Tiverton
Financial Town Meeting in Tiverton to weigh budget hike
01:00 AM EDT on Wednesday, May 21, 2008
TIVERTON — For the last couple of years, voters who have turned out to the annual Financial Town Meeting have had to call friends and family to join them in the bleachers of the high school gym before they could get a quorum of 301 registered voters and begin the proceedings.
Town Clerk Nancy Mello says she hopes that won’t happen again tonight, when the meeting is called to order at 7 p.m.
The Financial Town Meeting will have stiff competition for the attention of many townspeople, as two churches in town have scheduled Confirmation this evening as well.
The Budget Committee will recommend a budget of $42,177,451 for the fiscal year beginning July 1, including a tax levy of $30,272,578, which would be $3,363,218 more than the current levy of $26,909,360.

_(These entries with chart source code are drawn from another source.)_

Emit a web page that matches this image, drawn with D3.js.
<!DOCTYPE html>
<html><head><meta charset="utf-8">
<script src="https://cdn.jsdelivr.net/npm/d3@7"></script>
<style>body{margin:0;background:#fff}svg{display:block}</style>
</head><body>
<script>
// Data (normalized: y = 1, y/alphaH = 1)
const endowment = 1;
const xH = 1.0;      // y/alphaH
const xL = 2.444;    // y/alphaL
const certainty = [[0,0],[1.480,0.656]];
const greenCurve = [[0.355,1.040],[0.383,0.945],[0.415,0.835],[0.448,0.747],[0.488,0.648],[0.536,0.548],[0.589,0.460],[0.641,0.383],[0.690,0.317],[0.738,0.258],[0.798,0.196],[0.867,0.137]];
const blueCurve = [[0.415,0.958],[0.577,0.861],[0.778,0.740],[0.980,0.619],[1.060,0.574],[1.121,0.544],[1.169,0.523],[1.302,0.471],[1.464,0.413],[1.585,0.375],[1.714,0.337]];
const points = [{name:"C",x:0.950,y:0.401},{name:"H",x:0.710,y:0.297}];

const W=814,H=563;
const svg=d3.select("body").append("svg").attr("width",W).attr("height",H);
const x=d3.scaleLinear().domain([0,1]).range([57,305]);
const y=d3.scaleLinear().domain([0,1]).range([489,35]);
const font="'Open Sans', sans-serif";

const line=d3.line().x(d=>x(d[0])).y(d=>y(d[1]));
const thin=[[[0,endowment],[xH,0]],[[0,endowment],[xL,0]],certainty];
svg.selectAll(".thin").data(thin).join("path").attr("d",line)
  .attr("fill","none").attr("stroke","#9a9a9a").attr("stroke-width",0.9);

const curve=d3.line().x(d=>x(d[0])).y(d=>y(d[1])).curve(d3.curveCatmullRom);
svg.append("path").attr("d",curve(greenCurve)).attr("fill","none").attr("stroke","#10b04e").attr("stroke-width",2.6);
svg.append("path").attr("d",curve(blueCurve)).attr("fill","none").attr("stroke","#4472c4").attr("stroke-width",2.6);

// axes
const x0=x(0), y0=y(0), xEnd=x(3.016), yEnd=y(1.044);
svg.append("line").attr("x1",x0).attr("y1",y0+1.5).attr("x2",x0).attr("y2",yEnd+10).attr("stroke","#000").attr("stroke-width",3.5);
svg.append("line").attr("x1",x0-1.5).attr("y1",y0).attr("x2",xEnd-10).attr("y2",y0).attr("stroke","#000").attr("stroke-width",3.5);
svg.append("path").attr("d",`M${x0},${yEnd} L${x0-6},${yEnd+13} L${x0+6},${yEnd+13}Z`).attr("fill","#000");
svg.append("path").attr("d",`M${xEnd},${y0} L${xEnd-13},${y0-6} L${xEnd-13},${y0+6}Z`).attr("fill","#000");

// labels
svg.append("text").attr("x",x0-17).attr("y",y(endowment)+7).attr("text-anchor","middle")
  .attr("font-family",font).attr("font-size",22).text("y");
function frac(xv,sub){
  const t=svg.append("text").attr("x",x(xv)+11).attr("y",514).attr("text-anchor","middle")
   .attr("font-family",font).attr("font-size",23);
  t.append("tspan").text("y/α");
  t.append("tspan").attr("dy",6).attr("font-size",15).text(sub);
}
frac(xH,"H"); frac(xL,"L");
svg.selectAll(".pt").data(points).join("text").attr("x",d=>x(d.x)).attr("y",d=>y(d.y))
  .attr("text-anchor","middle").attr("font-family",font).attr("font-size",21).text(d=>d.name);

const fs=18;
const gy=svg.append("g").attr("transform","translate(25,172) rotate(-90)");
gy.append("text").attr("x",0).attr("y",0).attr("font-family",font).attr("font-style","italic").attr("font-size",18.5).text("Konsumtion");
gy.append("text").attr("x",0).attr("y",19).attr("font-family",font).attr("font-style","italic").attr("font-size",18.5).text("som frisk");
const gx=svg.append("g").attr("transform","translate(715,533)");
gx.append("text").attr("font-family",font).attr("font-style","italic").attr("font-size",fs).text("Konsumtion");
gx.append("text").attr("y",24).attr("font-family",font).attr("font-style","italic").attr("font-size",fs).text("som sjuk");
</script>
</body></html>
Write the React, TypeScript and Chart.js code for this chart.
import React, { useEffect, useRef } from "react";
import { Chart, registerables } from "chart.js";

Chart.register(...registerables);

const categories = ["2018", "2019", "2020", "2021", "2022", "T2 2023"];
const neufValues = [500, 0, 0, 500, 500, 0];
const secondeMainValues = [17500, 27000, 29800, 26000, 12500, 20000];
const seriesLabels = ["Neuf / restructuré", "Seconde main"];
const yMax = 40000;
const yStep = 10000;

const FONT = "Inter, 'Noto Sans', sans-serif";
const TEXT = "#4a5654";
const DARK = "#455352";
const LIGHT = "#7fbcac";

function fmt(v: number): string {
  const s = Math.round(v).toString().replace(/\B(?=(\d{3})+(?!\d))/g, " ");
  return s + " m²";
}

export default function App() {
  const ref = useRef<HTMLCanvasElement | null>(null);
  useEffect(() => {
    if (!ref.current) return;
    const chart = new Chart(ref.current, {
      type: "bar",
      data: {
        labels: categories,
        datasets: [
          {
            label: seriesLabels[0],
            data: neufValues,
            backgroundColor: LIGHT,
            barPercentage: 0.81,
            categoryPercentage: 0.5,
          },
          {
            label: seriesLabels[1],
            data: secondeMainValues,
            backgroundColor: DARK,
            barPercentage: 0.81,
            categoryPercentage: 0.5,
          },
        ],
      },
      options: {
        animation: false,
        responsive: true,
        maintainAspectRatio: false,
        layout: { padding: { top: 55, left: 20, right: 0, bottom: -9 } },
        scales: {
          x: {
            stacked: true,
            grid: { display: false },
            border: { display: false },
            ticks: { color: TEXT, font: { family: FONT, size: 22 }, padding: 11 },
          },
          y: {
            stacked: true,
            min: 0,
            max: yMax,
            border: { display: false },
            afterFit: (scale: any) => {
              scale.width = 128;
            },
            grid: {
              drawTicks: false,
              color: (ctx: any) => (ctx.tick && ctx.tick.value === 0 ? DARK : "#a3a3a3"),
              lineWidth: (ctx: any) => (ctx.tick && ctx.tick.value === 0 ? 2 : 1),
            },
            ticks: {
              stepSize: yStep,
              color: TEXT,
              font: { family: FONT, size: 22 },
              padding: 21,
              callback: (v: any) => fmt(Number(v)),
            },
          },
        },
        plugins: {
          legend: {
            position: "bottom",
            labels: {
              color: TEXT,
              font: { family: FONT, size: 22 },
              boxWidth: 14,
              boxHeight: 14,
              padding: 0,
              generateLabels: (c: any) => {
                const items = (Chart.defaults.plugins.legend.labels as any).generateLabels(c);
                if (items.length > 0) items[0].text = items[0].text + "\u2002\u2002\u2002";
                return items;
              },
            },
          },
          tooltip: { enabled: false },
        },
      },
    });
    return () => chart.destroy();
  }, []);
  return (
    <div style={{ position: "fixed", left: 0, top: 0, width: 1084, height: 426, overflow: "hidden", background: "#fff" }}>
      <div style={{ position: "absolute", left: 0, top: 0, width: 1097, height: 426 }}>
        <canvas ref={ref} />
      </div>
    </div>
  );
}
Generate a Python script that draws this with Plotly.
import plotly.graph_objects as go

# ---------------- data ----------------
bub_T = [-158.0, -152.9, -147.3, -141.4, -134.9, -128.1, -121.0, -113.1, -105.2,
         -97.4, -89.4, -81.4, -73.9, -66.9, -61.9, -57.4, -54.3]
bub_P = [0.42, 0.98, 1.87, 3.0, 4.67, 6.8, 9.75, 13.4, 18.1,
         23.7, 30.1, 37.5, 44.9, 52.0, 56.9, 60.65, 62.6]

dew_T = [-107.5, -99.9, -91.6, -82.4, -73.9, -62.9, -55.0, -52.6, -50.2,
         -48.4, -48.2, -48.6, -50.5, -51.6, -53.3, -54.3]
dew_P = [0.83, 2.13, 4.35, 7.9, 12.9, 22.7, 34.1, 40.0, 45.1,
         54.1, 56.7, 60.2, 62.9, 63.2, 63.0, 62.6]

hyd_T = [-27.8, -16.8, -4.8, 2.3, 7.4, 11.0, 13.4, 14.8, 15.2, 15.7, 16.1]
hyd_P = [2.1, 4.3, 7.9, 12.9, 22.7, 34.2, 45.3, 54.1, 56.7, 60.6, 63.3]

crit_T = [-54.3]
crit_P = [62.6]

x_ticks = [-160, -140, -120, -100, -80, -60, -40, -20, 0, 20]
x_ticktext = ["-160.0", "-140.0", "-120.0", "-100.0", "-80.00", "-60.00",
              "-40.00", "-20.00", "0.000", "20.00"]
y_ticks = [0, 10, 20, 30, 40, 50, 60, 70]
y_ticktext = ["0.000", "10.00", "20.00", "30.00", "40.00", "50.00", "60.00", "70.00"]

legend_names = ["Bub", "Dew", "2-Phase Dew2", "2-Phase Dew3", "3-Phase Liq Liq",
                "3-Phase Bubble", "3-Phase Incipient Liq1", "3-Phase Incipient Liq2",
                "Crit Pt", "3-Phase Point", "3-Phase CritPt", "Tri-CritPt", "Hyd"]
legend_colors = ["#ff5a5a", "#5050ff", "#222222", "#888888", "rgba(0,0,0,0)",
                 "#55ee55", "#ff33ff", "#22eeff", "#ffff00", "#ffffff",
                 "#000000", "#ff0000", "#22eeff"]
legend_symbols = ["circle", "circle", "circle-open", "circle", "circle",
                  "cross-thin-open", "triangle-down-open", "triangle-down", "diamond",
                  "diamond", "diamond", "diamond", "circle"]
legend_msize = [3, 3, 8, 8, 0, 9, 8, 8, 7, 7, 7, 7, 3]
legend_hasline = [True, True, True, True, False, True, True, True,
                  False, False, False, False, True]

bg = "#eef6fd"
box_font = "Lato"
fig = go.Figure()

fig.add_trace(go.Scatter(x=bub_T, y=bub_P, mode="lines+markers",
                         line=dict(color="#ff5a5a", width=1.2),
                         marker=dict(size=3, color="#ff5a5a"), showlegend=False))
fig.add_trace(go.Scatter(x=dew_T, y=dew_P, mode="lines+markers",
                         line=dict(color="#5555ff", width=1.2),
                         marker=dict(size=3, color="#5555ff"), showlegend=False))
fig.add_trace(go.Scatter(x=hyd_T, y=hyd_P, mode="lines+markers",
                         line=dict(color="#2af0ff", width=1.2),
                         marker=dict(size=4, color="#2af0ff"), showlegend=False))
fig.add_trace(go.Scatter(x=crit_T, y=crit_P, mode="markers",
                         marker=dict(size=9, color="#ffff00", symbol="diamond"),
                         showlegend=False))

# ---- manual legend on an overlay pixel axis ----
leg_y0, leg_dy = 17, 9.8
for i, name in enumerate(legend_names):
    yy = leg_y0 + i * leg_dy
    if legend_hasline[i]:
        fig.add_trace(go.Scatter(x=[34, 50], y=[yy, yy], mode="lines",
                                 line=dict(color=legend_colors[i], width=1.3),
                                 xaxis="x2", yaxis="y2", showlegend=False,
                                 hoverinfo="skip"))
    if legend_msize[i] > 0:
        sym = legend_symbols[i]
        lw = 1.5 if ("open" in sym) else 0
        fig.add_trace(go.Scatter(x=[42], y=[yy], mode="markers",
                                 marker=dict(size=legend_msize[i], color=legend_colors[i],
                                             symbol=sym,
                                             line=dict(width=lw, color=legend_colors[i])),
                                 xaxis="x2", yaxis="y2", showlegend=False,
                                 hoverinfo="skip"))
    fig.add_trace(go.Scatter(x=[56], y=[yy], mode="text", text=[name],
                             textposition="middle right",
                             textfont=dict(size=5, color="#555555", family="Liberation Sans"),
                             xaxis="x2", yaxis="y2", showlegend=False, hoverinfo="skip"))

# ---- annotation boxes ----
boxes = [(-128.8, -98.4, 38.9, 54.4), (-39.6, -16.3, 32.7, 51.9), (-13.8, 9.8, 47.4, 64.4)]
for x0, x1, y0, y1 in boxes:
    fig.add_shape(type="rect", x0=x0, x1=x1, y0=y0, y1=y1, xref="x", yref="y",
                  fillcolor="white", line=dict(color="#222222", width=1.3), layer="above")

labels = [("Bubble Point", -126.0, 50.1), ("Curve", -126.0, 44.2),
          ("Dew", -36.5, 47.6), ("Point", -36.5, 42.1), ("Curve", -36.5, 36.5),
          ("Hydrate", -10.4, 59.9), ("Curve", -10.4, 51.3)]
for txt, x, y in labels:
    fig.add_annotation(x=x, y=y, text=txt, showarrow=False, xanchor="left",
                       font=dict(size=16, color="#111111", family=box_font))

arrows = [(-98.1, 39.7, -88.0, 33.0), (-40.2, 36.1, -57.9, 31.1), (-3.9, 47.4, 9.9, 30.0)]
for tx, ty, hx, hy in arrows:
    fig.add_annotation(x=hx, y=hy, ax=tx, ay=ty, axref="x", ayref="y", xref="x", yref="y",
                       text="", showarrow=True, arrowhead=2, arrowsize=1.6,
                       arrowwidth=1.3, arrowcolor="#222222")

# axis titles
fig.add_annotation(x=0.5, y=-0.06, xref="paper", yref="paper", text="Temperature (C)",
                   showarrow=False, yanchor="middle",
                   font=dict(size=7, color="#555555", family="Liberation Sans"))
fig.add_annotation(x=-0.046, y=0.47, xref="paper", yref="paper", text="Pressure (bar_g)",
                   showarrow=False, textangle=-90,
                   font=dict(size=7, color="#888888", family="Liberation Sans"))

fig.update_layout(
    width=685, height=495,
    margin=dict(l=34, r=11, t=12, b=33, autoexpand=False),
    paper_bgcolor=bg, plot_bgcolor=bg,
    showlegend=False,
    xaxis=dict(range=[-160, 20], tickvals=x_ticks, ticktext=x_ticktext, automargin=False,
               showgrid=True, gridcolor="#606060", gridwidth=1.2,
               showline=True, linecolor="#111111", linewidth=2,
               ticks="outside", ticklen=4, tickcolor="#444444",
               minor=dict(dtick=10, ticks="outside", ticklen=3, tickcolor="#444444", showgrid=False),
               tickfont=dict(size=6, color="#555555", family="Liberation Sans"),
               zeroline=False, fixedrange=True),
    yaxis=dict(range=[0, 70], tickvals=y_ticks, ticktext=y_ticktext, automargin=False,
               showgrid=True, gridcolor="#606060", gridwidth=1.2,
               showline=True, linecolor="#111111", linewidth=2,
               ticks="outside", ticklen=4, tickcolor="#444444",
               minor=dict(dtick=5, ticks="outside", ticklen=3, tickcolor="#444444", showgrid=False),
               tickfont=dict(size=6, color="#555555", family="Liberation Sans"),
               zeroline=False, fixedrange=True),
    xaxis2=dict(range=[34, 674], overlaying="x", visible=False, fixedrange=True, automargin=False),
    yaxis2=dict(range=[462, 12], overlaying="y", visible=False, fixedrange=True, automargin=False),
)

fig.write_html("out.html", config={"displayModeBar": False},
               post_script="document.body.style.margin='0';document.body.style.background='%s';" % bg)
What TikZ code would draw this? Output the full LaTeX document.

While the docket for the Financial Town Meeting also lists a slightly higher “recommended” budget from the town administrator, that terminology is misleading, according to John DaPonte, a member of the Budget Committee.
“It’s administrator-requested rather than administrator-recommended,” he said.
Only the Budget Committee’s figures will be presented to voters, DaPonte said.
Voters may make changes to line items, but the tax levy cannot exceed the Budget Committee’s recommendation of $30,272,578, the maximum authorized by the state Office of Municipal Affairs, DaPonte said.
The proposed $3.6-million increase in the levy is about twice as much as would be permitted by new property tax relief legislation, had it not been for an exemption granted by the state to compensate for a hike in debt service and a decrease in projected non-tax revenues.
The Budget Committee’s proposal would require an added $1.13 on the tax rate, which would put an extra $400 on the tax bill of the average homeowner.
Schools would receive $25,256,129 and municipal operations would be allocated $13,185,323 in the fiscal year beginning July 1.
Debt service, the main driver of the tax increase, would leap by nearly 50 percent, from $2,254,257, to $3,261,786, to begin paying for renovations under way at the Pocasset and Fort Barton elementary schools.
School operations are expected to feel a squeeze, with the reduction of seven positions planned. Municipal government also faces the prospect of layoffs, although their scope will be worked out in labor negotiations with unions representing town employees.